„Razem jesteśmy silniejsze” i „Solidarność naszą bronią” – takie hasła można było przeczytać na transparentach uczestników pikiety wspierającej kobiety, które dokonały aborcji. Pikieta miała miejsce przed szpitalem na Polnej.
Miejsce na pikietę wybrano nieprzypadkowo.
– Byłyśmy tam, ponieważ w tym miejscu co miesiąc spotykają się fanatycy anti-choice, by odprawiać różaniec ekspiacyjny za grzech aborcji – wyjaśnia Maja Staśko, jedna z organizatorek akcji. – Dowiedziałyśmy się też, że samochód antyaborcyjny codziennie co 15 minut przyjeżdża tutaj i stoi, wrzeszcząc na całą ulicę.
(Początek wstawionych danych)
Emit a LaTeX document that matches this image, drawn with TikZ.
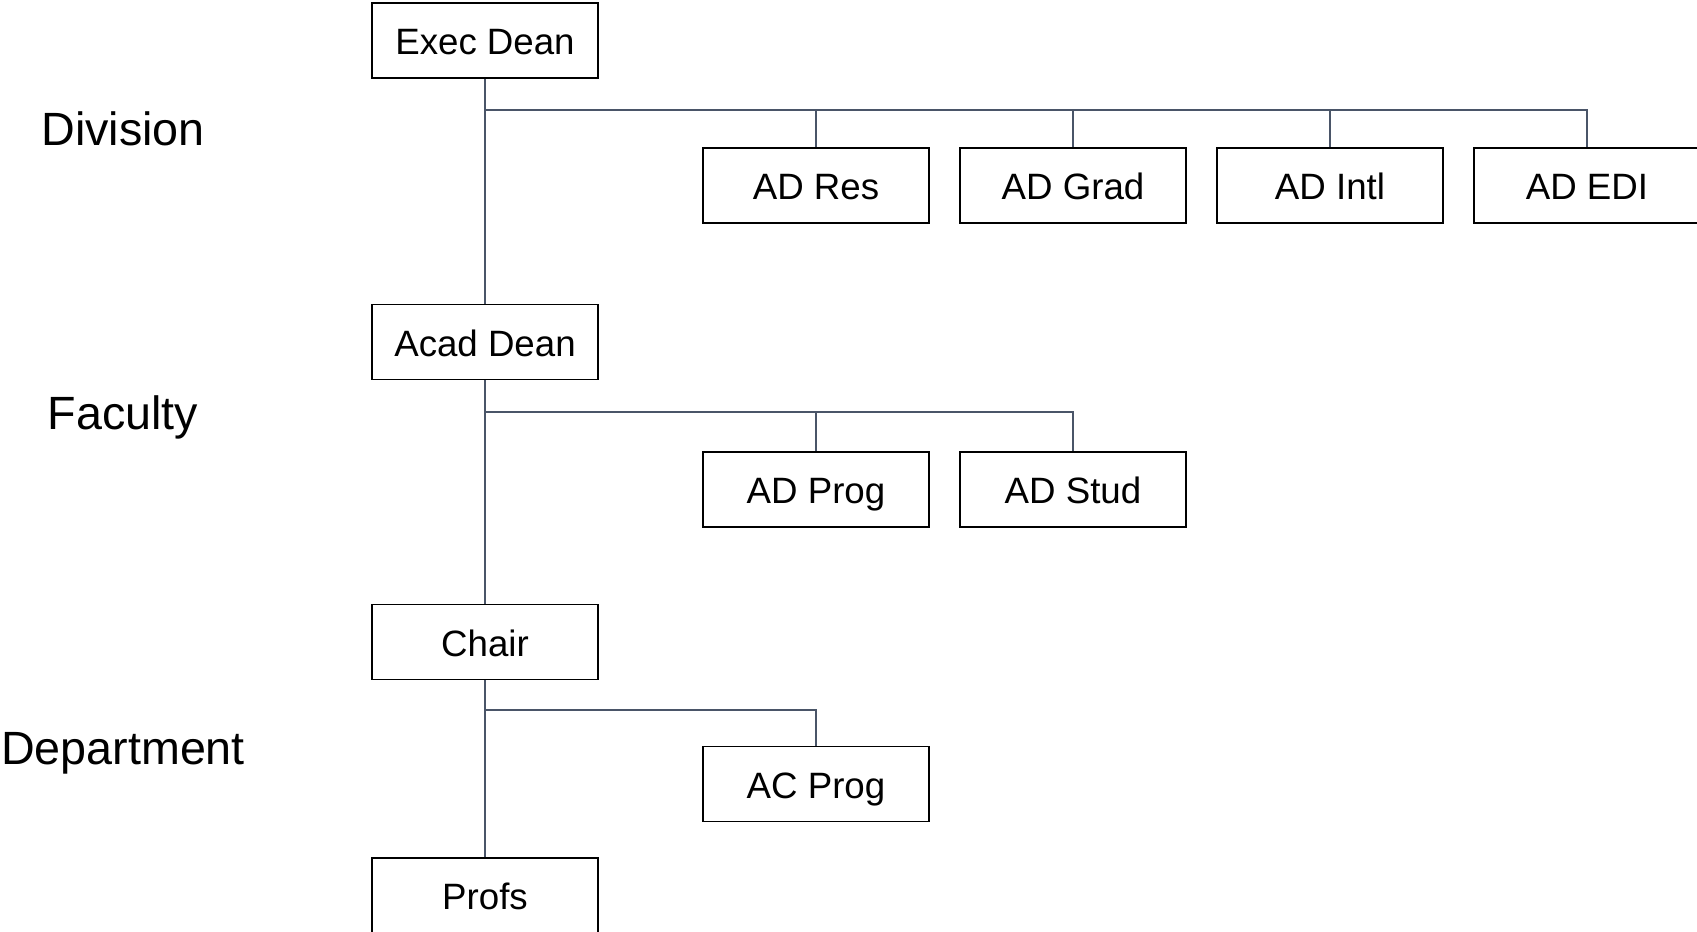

Maja Staśko uważa te akcje za terroryzowanie pacjentek, a jej zdaniem do aborcji każda kobieta powinna mieć prawo, bo dla żadnej kobiety to nie jest łatwa decyzja i powinna mieć komfort podjęcia jej w spokoju,. bez nacisków. Przy okazji, ponieważ zgłosili swoją akcję wcześniej niż środowiska pro-life, zablokowali im comiesięczny protest.
Uczestnicy pikiety ustawili się w napis ,,Nie jesteś sama”.